_REQUIRED TASK_
Retype, word for word, the lines between the ones holding "Generate a web" and "const il4Marks = ['**', ''];", inclusive; pictures stay out of the copy.

_PROVIDED DATA_
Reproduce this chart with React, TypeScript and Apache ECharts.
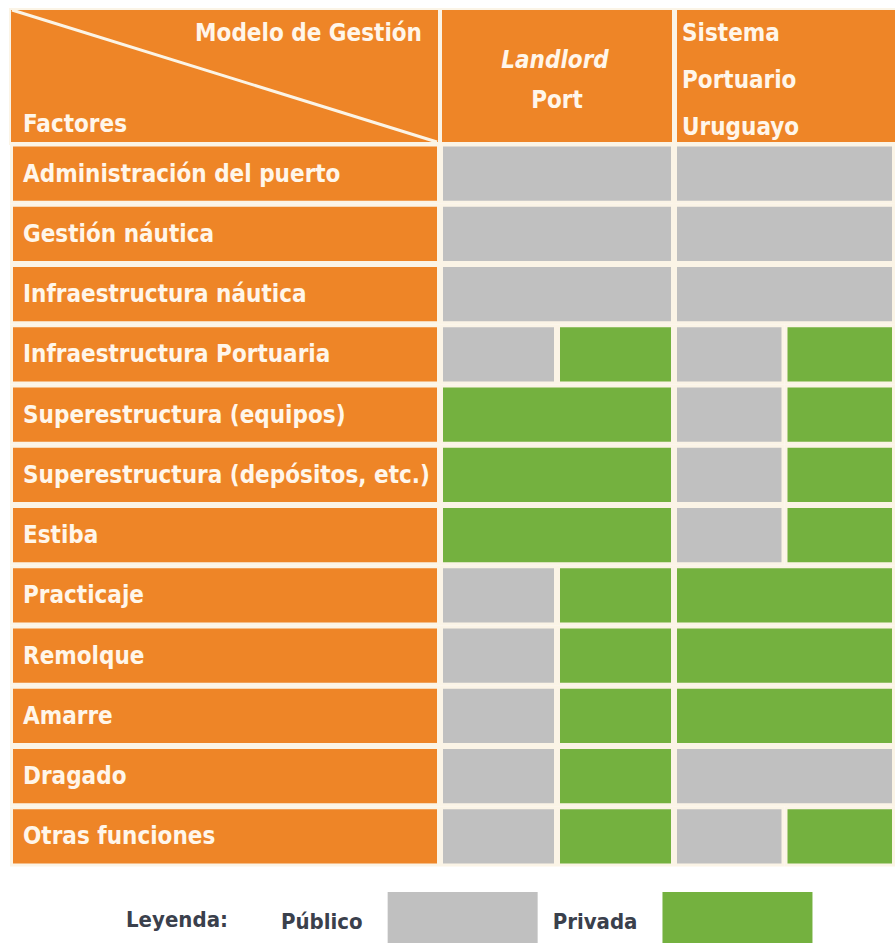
import React, { useEffect, useRef } from "react";
import * as echarts from "echarts";

const categories = [
  "Administración del puerto",
  "Gestión náutica",
  "Infraestructura náutica",
  "Infraestructura Portuaria",
  "Superestructura (equipos)",
  "Superestructura (depósitos, etc.)",
  "Estiba",
  "Practicaje",
  "Remolque",
  "Amarre",
  "Dragado",
  "Otras funciones",
];
const rowFill = [1, 1, 1, 1, 1, 1, 1, 1, 1, 1, 1, 1];
const landlordPublic = [1, 1, 1, 0.5, 0, 0, 0, 0.5, 0.5, 0.5, 0.5, 0.5];
const landlordPrivate = [0, 0, 0, 0.5, 1, 1, 1, 0.5, 0.5, 0.5, 0.5, 0.5];
const uruguayPublic = [1, 1, 1, 0.5, 0.5, 0.5, 0.5, 0, 0, 0, 1, 0.5];
const uruguayPrivate = [0, 0, 0, 0.5, 0.5, 0.5, 0.5, 1, 1, 1, 0, 0.5];
const legendNames = ["Público", "Privada"];

const ORANGE = "#EE8527";
const GRAY = "#C0C0C0";
const GREEN = "#74B13F";
const CREAM = "#FBF4E6";
const TEXT = "#FFF6EA";
const FONT = "'Liberation Sans Narrow', 'DejaVu Sans Condensed', 'Open Sans', sans-serif";
const FS = 24;

export default function App() {
  const ref = useRef<HTMLDivElement>(null);
  useEffect(() => {
    if (!ref.current) return;
    const chart = echarts.init(ref.current, null, { renderer: "svg" });
    const grids = [
      { left: 10, width: 430, top: 143.5, height: 723 },
      { left: 440, width: 234, top: 143.5, height: 723 },
      { left: 674, width: 234, top: 143.5, height: 723 },
    ];
    const xAxes = grids.map((_, i) => ({ type: "value", gridIndex: i, min: 0, max: 1, show: false }));
    const yAxes = grids.map((_, i) => ({
      type: "category",
      gridIndex: i,
      data: categories,
      inverse: true,
      show: false,
    }));
    const cellStyle = (color: string) => ({ color, borderColor: CREAM, borderWidth: 3 });
    const option: any = {
      animation: false,
      backgroundColor: "#FFFFFF",
      grid: grids,
      xAxis: xAxes,
      yAxis: yAxes,
      legend: {
        data: legendNames,
        left: 276,
        top: 887,
        align: "right",
        icon: "rect",
        itemWidth: 150,
        itemHeight: 58,
        itemGap: 15,
        selectedMode: false,
        itemStyle: { borderWidth: 0 },
        textStyle: {
          fontFamily: FONT,
          fontWeight: "bold",
          fontSize: FS - 2,
          color: "#3A404C",
          padding: [0, 20, 0, 0],
        },
      },
      series: [
        {
          type: "bar",
          name: "Factores",
          xAxisIndex: 0,
          yAxisIndex: 0,
          data: rowFill,
          barWidth: "100%",
          itemStyle: cellStyle(ORANGE),
          silent: true,
          label: {
            show: true,
            position: "insideLeft",
            distance: 13,
            formatter: (p: any) => p.name,
            color: TEXT,
            fontFamily: FONT,
            fontWeight: "bold",
            fontSize: FS,
          },
        },
        {
          type: "bar",
          name: "Público",
          stack: "L",
          xAxisIndex: 1,
          yAxisIndex: 1,
          data: landlordPublic,
          barWidth: "100%",
          itemStyle: cellStyle(GRAY),
        },
        {
          type: "bar",
          name: "Privada",
          stack: "L",
          xAxisIndex: 1,
          yAxisIndex: 1,
          data: landlordPrivate,
          barWidth: "100%",
          itemStyle: cellStyle(GREEN),
        },
        {
          type: "bar",
          name: "Público",
          stack: "U",
          xAxisIndex: 2,
          yAxisIndex: 2,
          data: uruguayPublic,
          barWidth: "100%",
          itemStyle: cellStyle(GRAY),
        },
        {
          type: "bar",
          name: "Privada",
          stack: "U",
          xAxisIndex: 2,
          yAxisIndex: 2,
          data: uruguayPrivate,
          barWidth: "100%",
          itemStyle: cellStyle(GREEN),
        },
      ],
      graphic: [
        { type: "rect", shape: { x: 9, y: 8, width: 920, height: 137 }, style: { fill: CREAM }, z: 0 },
        { type: "rect", shape: { x: 11, y: 10, width: 427, height: 132 }, style: { fill: ORANGE }, z: 1 },
        { type: "rect", shape: { x: 442, y: 10, width: 230, height: 132 }, style: { fill: ORANGE }, z: 1 },
        { type: "rect", shape: { x: 677, y: 10, width: 260, height: 132 }, style: { fill: ORANGE }, z: 1 },
        { type: "line", shape: { x1: 12, y1: 10, x2: 437, y2: 142 }, style: { stroke: CREAM, lineWidth: 3 }, z: 2 },
        {
          type: "text", x: 422, y: 33, z: 3,
          style: { text: "Modelo de Gestión", fill: TEXT, font: `bold ${FS}px ${FONT}`, align: "right", verticalAlign: "middle" },
        },
        {
          type: "text", x: 23, y: 124, z: 3,
          style: { text: "Factores", fill: TEXT, font: `bold ${FS}px ${FONT}`, align: "left", verticalAlign: "middle" },
        },
        {
          type: "text", x: 555, y: 60, z: 3,
          style: { text: "Landlord", fill: TEXT, font: `italic bold ${FS}px ${FONT}`, align: "center", verticalAlign: "middle" },
        },
        {
          type: "text", x: 557, y: 100, z: 3,
          style: { text: "Port", fill: TEXT, font: `bold ${FS}px ${FONT}`, align: "center", verticalAlign: "middle" },
        },
        {
          type: "text", x: 682, y: 33, z: 3,
          style: { text: "Sistema", fill: TEXT, font: `bold ${FS}px ${FONT}`, align: "left", verticalAlign: "middle" },
        },
        {
          type: "text", x: 682, y: 80, z: 3,
          style: { text: "Portuario", fill: TEXT, font: `bold ${FS}px ${FONT}`, align: "left", verticalAlign: "middle" },
        },
        {
          type: "text", x: 682, y: 127, z: 3,
          style: { text: "Uruguayo", fill: TEXT, font: `bold ${FS}px ${FONT}`, align: "left", verticalAlign: "middle" },
        },
        {
          type: "text", x: 126, y: 919, z: 3,
          style: { text: "Leyenda:", fill: "#3A404C", font: `bold ${FS - 2}px ${FONT}`, align: "left", verticalAlign: "middle" },
        },
      ],
    };
    chart.setOption(option);
    return () => chart.dispose();
  }, []);
  return <div ref={ref} style={{ position: "fixed", left: 0, top: 0, width: 895, height: 943 }} />;
}
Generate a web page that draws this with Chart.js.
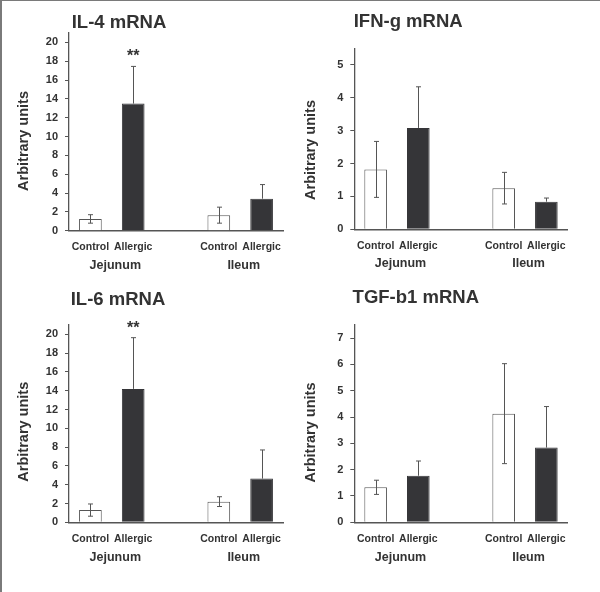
<!DOCTYPE html>
<html><head><meta charset="utf-8">
<script src="https://cdn.jsdelivr.net/npm/chart.js@4/dist/chart.umd.min.js"></script>
<style>
html,body{margin:0;padding:0;background:#fff;}
#page{position:relative;width:600px;height:592px;overflow:hidden;background:#fff;}
#frame{position:absolute;left:0;top:0;width:600px;height:592px;border-left:2px solid #7a7a7a;border-top:1px solid #7a7a7a;box-sizing:border-box;}
.panel{position:absolute;}
</style></head><body>
<div id="page"><div id="frame"></div>
<div class="panel" style="left:0;top:0;width:300px;height:285px"><canvas id="c1"></canvas></div>
<div class="panel" style="left:300px;top:0;width:300px;height:285px"><canvas id="c2"></canvas></div>
<div class="panel" style="left:0;top:285px;width:300px;height:307px"><canvas id="c3"></canvas></div>
<div class="panel" style="left:300px;top:285px;width:300px;height:307px"><canvas id="c4"></canvas></div>
</div>
<script>
// ---- data ----
const categories = ['Control', 'Allergic', '', 'Control', 'Allergic'];
const groups = ['Jejunum', 'Ileum'];
const yTitle = 'Arbitrary units';

const il4Control = [1.25, 1.65];
const il4ControlErr = [0.45, 0.85];
const il4Allergic = [13.5, 3.4];
const il4AllergicErr = [3.95, 1.5];
const il4Marks = ['**', ''];

const ifngControl = [1.82, 1.25];
const ifngControlErr = [0.85, 0.48];
const ifngAllergic = [3.08, 0.84];
const ifngAllergicErr = [1.25, 0.11];
const ifngMarks = ['', ''];

const il6Control = [1.3, 2.2];
const il6ControlErr = [0.65, 0.52];
const il6Allergic = [14.2, 4.65];
const il6AllergicErr = [5.45, 3.05];
const il6Marks = ['**', ''];

const tgfControl = [1.33, 4.13];
const tgfControlErr = [0.27, 1.9];
const tgfAllergic = [1.77, 2.84];
const tgfAllergicErr = [0.56, 1.56];
const tgfMarks = ['', ''];

// ---- style ----
const FONT = "'Liberation Sans', Arial, Helvetica, sans-serif";
const TXT = '#333333';
const AXIS = '#555555';
const DARK = '#353538';

function series(c, a) { return [c[0], a[0], null, c[1], a[1]]; }

const annot = {
  id: 'annot',
  afterDatasetsDraw(chart, args, o) {
    const ctx = chart.ctx;
    const y = chart.scales.y;
    const meta = chart.getDatasetMeta(0);
    const vals = chart.data.datasets[0].data;
    ctx.save();
    ctx.strokeStyle = AXIS;
    ctx.lineWidth = 1;
    meta.data.forEach((bar, i) => {
      const v = vals[i];
      if (v === null || v === undefined) return;
      const e = o.errs[i];
      const bx = Math.round(bar.x) + 0.5;
      const yt = y.getPixelForValue(v + e);
      const isControl = (i === 0 || i === 3);
      const yb = isControl ? y.getPixelForValue(v - e) : y.getPixelForValue(v);
      ctx.beginPath();
      ctx.moveTo(bx, yt); ctx.lineTo(bx, yb);
      ctx.moveTo(bx - 2.5, yt); ctx.lineTo(bx + 2.5, yt);
      if (isControl) { ctx.moveTo(bx - 2.5, yb); ctx.lineTo(bx + 2.5, yb); }
      ctx.stroke();
      const m = o.marks[i];
      if (m) {
        ctx.fillStyle = TXT;
        ctx.font = 'bold 16px ' + FONT;
        ctx.textAlign = 'center';
        ctx.textBaseline = 'alphabetic';
        ctx.fillText(m, bar.x, yt - 5);
      }
    });
    ctx.restore();
  },
  afterDraw(chart, args, o) {
    const ctx = chart.ctx;
    const ca = chart.chartArea;
    const x = chart.scales.x;
    ctx.save();
    ctx.fillStyle = TXT;
    ctx.font = 'bold 18.5px ' + FONT;
    ctx.textAlign = 'left';
    ctx.textBaseline = 'middle';
    ctx.fillText(o.title, o.titleX, o.titleY);
    ctx.save();
    ctx.translate(o.yTitleX, o.yTitleY);
    ctx.rotate(-Math.PI / 2);
    ctx.font = 'bold 14.5px ' + FONT;
    ctx.textAlign = 'center';
    ctx.textBaseline = 'middle';
    ctx.fillText(yTitle, 0, 0);
    ctx.restore();
    ctx.font = 'bold 12.5px ' + FONT;
    ctx.textAlign = 'center';
    ctx.textBaseline = 'middle';
    const g1 = (x.getPixelForValue(0) + x.getPixelForValue(1)) / 2 + 3.5;
    const g2 = (x.getPixelForValue(3) + x.getPixelForValue(4)) / 2 + 3.5;
    ctx.fillText(groups[0], g1, ca.bottom + o.groupDy);
    ctx.fillText(groups[1], g2, ca.bottom + o.groupDy);
    ctx.restore();
  }
};

function makeChart(id, cfg) {
  const H = cfg.h;
  const values = series(cfg.c, cfg.a);
  const errs = series(cfg.ce, cfg.ae);
  const marks = ['', cfg.marks[0], '', '', cfg.marks[1]];
  return new Chart(document.getElementById(id), {
    type: 'bar',
    data: {
      labels: categories,
      datasets: [{
        data: values,
        backgroundColor: ['#ffffff', DARK, '#ffffff', '#ffffff', DARK],
        borderColor: [AXIS, DARK, AXIS, AXIS, DARK],
        borderWidth: 1,
        barPercentage: 0.53,
        categoryPercentage: 1.0
      }]
    },
    options: {
      responsive: true,
      maintainAspectRatio: false,
      animation: false,
      devicePixelRatio: 1,
      layout: { padding: { top: cfg.top, right: cfg.right, left: 0, bottom: 0 } },
      plugins: {
        legend: { display: false },
        tooltip: { enabled: false },
        annot: {
          errs: errs, marks: marks, title: cfg.title,
          titleX: cfg.titleX, titleY: cfg.titleY,
          yTitleX: cfg.yTitleX, yTitleY: cfg.yTitleY, groupDy: cfg.groupDy
        }
      },
      scales: {
        x: {
          grid: { display: false },
          border: { display: true, color: AXIS, width: 1.5 },
          ticks: { color: TXT, font: { family: FONT, size: 10.5, weight: 'bold' }, padding: 2.5, maxRotation: 0, autoSkip: false },
          afterFit(s) { s.height = H - cfg.bottom; }
        },
        y: {
          min: 0, max: cfg.ymax,
          grid: { display: true, drawOnChartArea: false, drawTicks: true, tickLength: 4, color: AXIS },
          border: { display: true, color: AXIS, width: 1.3 },
          ticks: { stepSize: cfg.step, includeBounds: false, color: TXT, padding: 7, font: { family: FONT, size: 11, weight: 'bold' } },
          afterFit(s) { s.width = cfg.left; }
        }
      }
    },
    plugins: [annot]
  });
}

makeChart('c1', { h: 285, left: 69, right: 17, top: 33, bottom: 230.7, ymax: 21, step: 2,
  c: il4Control, ce: il4ControlErr, a: il4Allergic, ae: il4AllergicErr, marks: il4Marks, groupDy: 35,
  title: 'IL-4 mRNA', titleX: 71.7, titleY: 22.7, yTitleX: 24, yTitleY: 141 });
makeChart('c2', { h: 285, left: 54.3, right: 32.3, top: 48.3, bottom: 229.3, ymax: 5.5, step: 1,
  c: ifngControl, ce: ifngControlErr, a: ifngAllergic, ae: ifngAllergicErr, marks: ifngMarks, groupDy: 34,
  title: 'IFN-g mRNA', titleX: 53.7, titleY: 21.7, yTitleX: 11, yTitleY: 150 });
makeChart('c3', { h: 307, left: 69, right: 17, top: 40, bottom: 237.3, ymax: 21, step: 2,
  c: il6Control, ce: il6ControlErr, a: il6Allergic, ae: il6AllergicErr, marks: il6Marks, groupDy: 35.5,
  title: 'IL-6 mRNA', titleX: 70.7, titleY: 14.5, yTitleX: 24, yTitleY: 146.7 });
makeChart('c4', { h: 307, left: 54.3, right: 32.3, top: 40, bottom: 237.3, ymax: 7.5, step: 1,
  c: tgfControl, ce: tgfControlErr, a: tgfAllergic, ae: tgfAllergicErr, marks: tgfMarks, groupDy: 35.5,
  title: 'TGF-b1 mRNA', titleX: 52.6, titleY: 13.3, yTitleX: 11, yTitleY: 147.5 });
</script>
</body></html>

_SOLUTION FOR THIS EXERCISE_
Generate a web page that draws this with Chart.js.
<!DOCTYPE html>
<html><head><meta charset="utf-8">
<script src="https://cdn.jsdelivr.net/npm/chart.js@4/dist/chart.umd.min.js"></script>
<style>
html,body{margin:0;padding:0;background:#fff;}
#page{position:relative;width:600px;height:592px;overflow:hidden;background:#fff;}
#frame{position:absolute;left:0;top:0;width:600px;height:592px;border-left:2px solid #7a7a7a;border-top:1px solid #7a7a7a;box-sizing:border-box;}
.panel{position:absolute;}
</style></head><body>
<div id="page"><div id="frame"></div>
<div class="panel" style="left:0;top:0;width:300px;height:285px"><canvas id="c1"></canvas></div>
<div class="panel" style="left:300px;top:0;width:300px;height:285px"><canvas id="c2"></canvas></div>
<div class="panel" style="left:0;top:285px;width:300px;height:307px"><canvas id="c3"></canvas></div>
<div class="panel" style="left:300px;top:285px;width:300px;height:307px"><canvas id="c4"></canvas></div>
</div>
<script>
// ---- data ----
const categories = ['Control', 'Allergic', '', 'Control', 'Allergic'];
const groups = ['Jejunum', 'Ileum'];
const yTitle = 'Arbitrary units';

const il4Control = [1.25, 1.65];
const il4ControlErr = [0.45, 0.85];
const il4Allergic = [13.5, 3.4];
const il4AllergicErr = [3.95, 1.5];
const il4Marks = ['**', ''];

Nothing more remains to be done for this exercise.